§ **Stored rows**
________________

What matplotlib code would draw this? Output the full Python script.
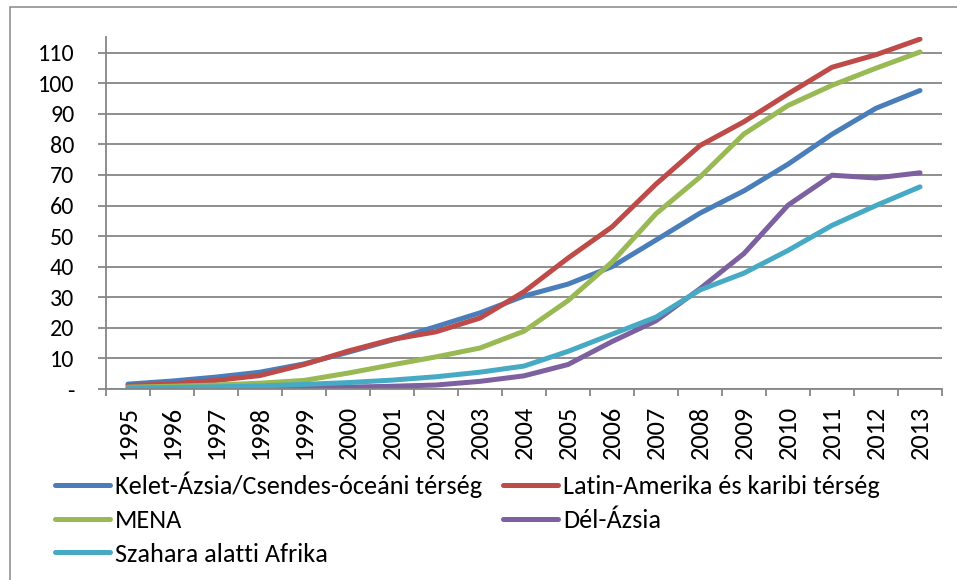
import matplotlib
matplotlib.use("Agg")
import matplotlib.pyplot as plt
from matplotlib import font_manager
from matplotlib.patches import Rectangle
from matplotlib.ticker import FixedLocator, NullFormatter, FixedFormatter

years = [str(y) for y in range(1995, 2014)]

kelet_azsia = [1.6, 2.6, 3.9, 5.5, 8.2, 12.0, 16.0, 20.4, 24.9, 30.4, 34.3, 40.0,
               48.7, 57.5, 64.8, 73.5, 83.3, 91.8, 97.6]
latin_amerika = [1.1, 1.7, 2.8, 4.4, 8.0, 12.4, 16.2, 18.7, 23.2, 31.8, 42.8, 53.0,
                 67.0, 79.6, 87.4, 96.5, 105.2, 109.3, 114.4]
mena = [0.6, 0.9, 1.3, 1.9, 2.8, 5.2, 7.9, 10.5, 13.4, 18.9, 28.9, 41.5,
        57.3, 69.3, 83.4, 92.7, 99.3, 104.9, 110.2]
del_azsia = [0.1, 0.15, 0.2, 0.3, 0.4, 0.6, 0.9, 1.3, 2.5, 4.3, 8.0, 15.5,
             22.3, 32.8, 44.3, 60.1, 69.9, 69.0, 70.7]
szahara = [0.3, 0.5, 0.7, 1.0, 1.5, 2.1, 2.9, 4.0, 5.5, 7.5, 12.3, 17.9,
           23.5, 32.4, 37.9, 45.3, 53.5, 60.0, 66.1]

series = [
    ("Kelet-Ázsia/Csendes-óceáni térség", kelet_azsia, "#4A7EBB"),
    ("Latin-Amerika és karibi térség", latin_amerika, "#BE4B48"),
    ("MENA", mena, "#98B954"),
    ("Dél-Ázsia", del_azsia, "#7D60A0"),
    ("Szahara alatti Afrika", szahara, "#46AAC5"),
]

y_ticks = list(range(0, 111, 10))
y_labels = ["-"] + [str(v) for v in y_ticks[1:]]


def pick(cands, default):
    avail = {f.name for f in font_manager.fontManager.ttflist}
    for c in cands:
        if c in avail:
            return c
    return default


font = pick(["Carlito", "Calibri", "Lato"], "DejaVu Sans")
plt.rcParams["font.family"] = [font, "DejaVu Sans"]

grid_col = "#868686"

fig = plt.figure(figsize=(9.57, 5.8), dpi=100)

# chart frame (only the left and top edges fall inside the image)
fig.patches.append(Rectangle((10 / 957, -0.1), 1.2, 1 - 7.3 / 580 + 0.1,
                             transform=fig.transFigure, fill=False,
                             edgecolor="#888888", linewidth=1.1))

ax = fig.add_axes([106 / 957, 1 - 389 / 580, 836 / 957, (389 - 37.3) / 580])

x = list(range(len(years)))
for name, vals, col in series:
    ax.plot(x, vals, color=col, linewidth=3.6, solid_capstyle="round",
            solid_joinstyle="round", label=name)

ax.set_xlim(-0.5, len(years) - 0.5)
ax.set_ylim(0, 115)

for s in ("top", "right"):
    ax.spines[s].set_visible(False)
for s in ("left", "bottom"):
    ax.spines[s].set_color(grid_col)
    ax.spines[s].set_linewidth(1.3)

ax.yaxis.set_major_locator(FixedLocator(y_ticks))
ax.yaxis.set_major_formatter(FixedFormatter(y_labels))
ax.yaxis.grid(True, color=grid_col, linewidth=1.3)
ax.set_axisbelow(True)
ax.tick_params(axis="y", direction="out", length=5.8, width=1.3, color=grid_col,
               pad=17, labelsize=17.3, labelcolor="black")

ax.xaxis.set_major_locator(FixedLocator([i - 0.5 for i in range(len(years) + 1)]))
ax.xaxis.set_major_formatter(NullFormatter())
ax.xaxis.set_minor_locator(FixedLocator(x))
ax.xaxis.set_minor_formatter(FixedFormatter(years))
ax.tick_params(axis="x", which="major", direction="out", length=5, width=1.3,
               color=grid_col)
ax.tick_params(axis="x", which="minor", length=0, pad=12, labelsize=19,
               labelrotation=90, labelcolor="black")

handles, labels = ax.get_legend_handles_labels()
order = [0, 2, 4, 1, 3]
leg = fig.legend([handles[i] for i in order], [labels[i] for i in order],
                 ncol=2, loc="upper left", bbox_to_anchor=(55 / 957, 1 - 472 / 580),
                 frameon=False, handlelength=2.1, handletextpad=0.19,
                 columnspacing=0.79, labelspacing=0.4, borderaxespad=0,
                 borderpad=0, prop={"size": 18.9})

fig.savefig("out.png", dpi=100)
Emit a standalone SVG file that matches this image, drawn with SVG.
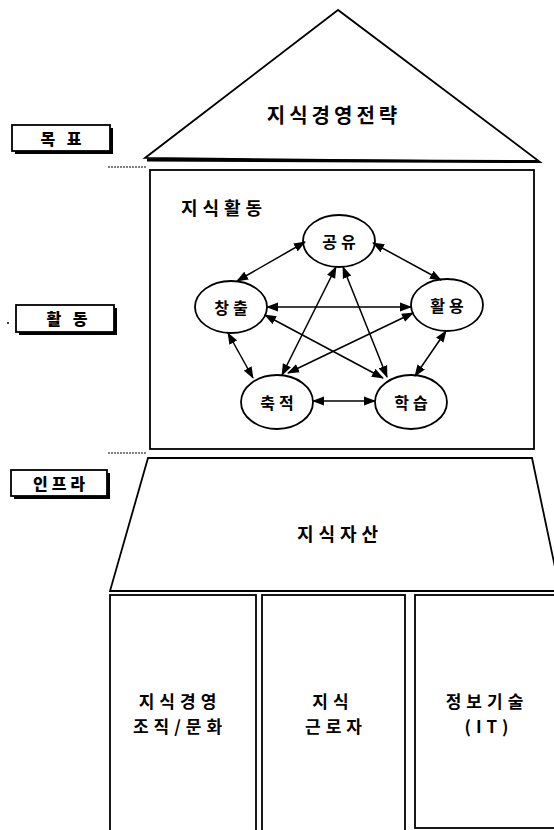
<svg xmlns="http://www.w3.org/2000/svg" width="554" height="830" viewBox="0 0 554 830">
<defs>
<marker id="ah" viewBox="0 0 12 10" refX="11" refY="5" markerWidth="12" markerHeight="10" markerUnits="userSpaceOnUse" orient="auto-start-reverse">
<path d="M0,0.5 L12,5 L0,9.5 z" fill="#000"/>
</marker>
<style>
text{font-family:"Noto Sans CJK KR","Noto Sans",sans-serif;font-weight:bold;fill:#000;text-anchor:middle;dominant-baseline:central}
.t{font-size:18px;letter-spacing:5px}
.lbl{font-size:16px;letter-spacing:4px;font-weight:900}
.n{font-size:16px;letter-spacing:4px}
.b{font-size:17px;letter-spacing:5px}
.shape{fill:#fff;stroke:#000;stroke-width:1.8}
.sh{fill:#000}
.dot{stroke:#000;stroke-width:1;stroke-dasharray:2 1}
.c line{stroke:#000;stroke-width:1.5;marker-start:url(#ah);marker-end:url(#ah)}
</style>
</defs>
<rect width="554" height="830" fill="#fff"/>

<g id="goal-label">
<rect class="sh" x="15" y="128" width="98" height="26"/>
<rect class="shape" x="12" y="125" width="98" height="26" stroke-width="1.5"/>
<text class="lbl" x="63" y="138">목 표</text>
</g>
<g id="activity-label">
<rect class="sh" x="19" y="308" width="98" height="27"/>
<rect class="shape" x="16" y="305" width="98" height="27" stroke-width="1.5"/>
<text class="lbl" x="69" y="318">활 동</text>
</g>
<g id="infra-label">
<rect class="sh" x="14" y="473" width="96" height="26"/>
<rect class="shape" x="11" y="470" width="96" height="26" stroke-width="1.5"/>
<text class="lbl" x="61" y="483">인프라</text>
</g>
<circle cx="8" cy="323" r="1" fill="#000"/>

<line class="dot" x1="108" y1="167" x2="146" y2="167"/>
<line class="dot" x1="108" y1="453" x2="147" y2="453"/>

<g id="strategy">
<polygon class="shape" points="338,10 145,158 540,162"/>
<line x1="147" y1="160" x2="538" y2="161.5" stroke="#000" stroke-width="3"/>
<text class="t" x="334" y="114" style="font-size:20px;letter-spacing:4px">지식경영전략</text>
</g>

<g id="activity">
<rect class="shape" x="150" y="170" width="384" height="279"/>
<text class="t" x="224" y="207">지식활동</text>
</g>

<g id="share"><ellipse class="shape" cx="339" cy="241" rx="36" ry="26"/><text class="n" x="341" y="241">공유</text></g>
<g id="create"><ellipse class="shape" cx="231" cy="307" rx="36" ry="26"/><text class="n" x="233" y="307">창출</text></g>
<g id="use"><ellipse class="shape" cx="447" cy="305" rx="36" ry="26"/><text class="n" x="449" y="305">활용</text></g>
<g id="accumulate"><ellipse class="shape" cx="277" cy="402" rx="36" ry="27"/><text class="n" x="279" y="402">축적</text></g>
<g id="learn"><ellipse class="shape" cx="411" cy="402" rx="36" ry="27"/><text class="n" x="413" y="402">학습</text></g>

<g id="connectors" class="c">
<line x1="305" y1="242" x2="237" y2="281"/>
<line x1="373" y1="243" x2="441" y2="280"/>
<line x1="228" y1="333" x2="253" y2="378"/>
<line x1="446" y1="331" x2="415" y2="376"/>
<line x1="313" y1="401" x2="375" y2="401"/>
<line x1="267" y1="307" x2="411" y2="307"/>
<line x1="265" y1="315" x2="383" y2="378"/>
<line x1="413" y1="313" x2="288" y2="373"/>
<line x1="336" y1="267" x2="282" y2="375"/>
<line x1="343" y1="267" x2="387" y2="377"/>
</g>

<g id="assets">
<polygon class="shape" points="148,458 532,458 560,591 110,591"/>
<text class="t" x="340" y="533">지식자산</text>
</g>

<g id="org">
<rect class="shape" x="110" y="595" width="146" height="240"/>
<text class="b" x="180" y="700">지식경영</text>
<text class="b" x="180" y="725">조직/문화</text>
</g>
<g id="worker">
<rect class="shape" x="262" y="595" width="143" height="240"/>
<text class="b" x="333" y="700">지식</text>
<text class="b" x="336" y="725">근로자</text>
</g>
<g id="it">
<rect class="shape" x="415" y="595" width="145" height="233"/>
<text class="b" x="487" y="700">정보기술</text>
<text class="b" x="489" y="725">(IT)</text>
</g>
</svg>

________________

Go from the first line of the listing to the line holding "years = [str(y) for y in range(1995, 2014)]" and, please, transcribe those lines exactly, both included, with no pictures.

What matplotlib code would draw this? Output the full Python script.
import matplotlib
matplotlib.use("Agg")
import matplotlib.pyplot as plt
from matplotlib import font_manager
from matplotlib.patches import Rectangle
from matplotlib.ticker import FixedLocator, NullFormatter, FixedFormatter

years = [str(y) for y in range(1995, 2014)]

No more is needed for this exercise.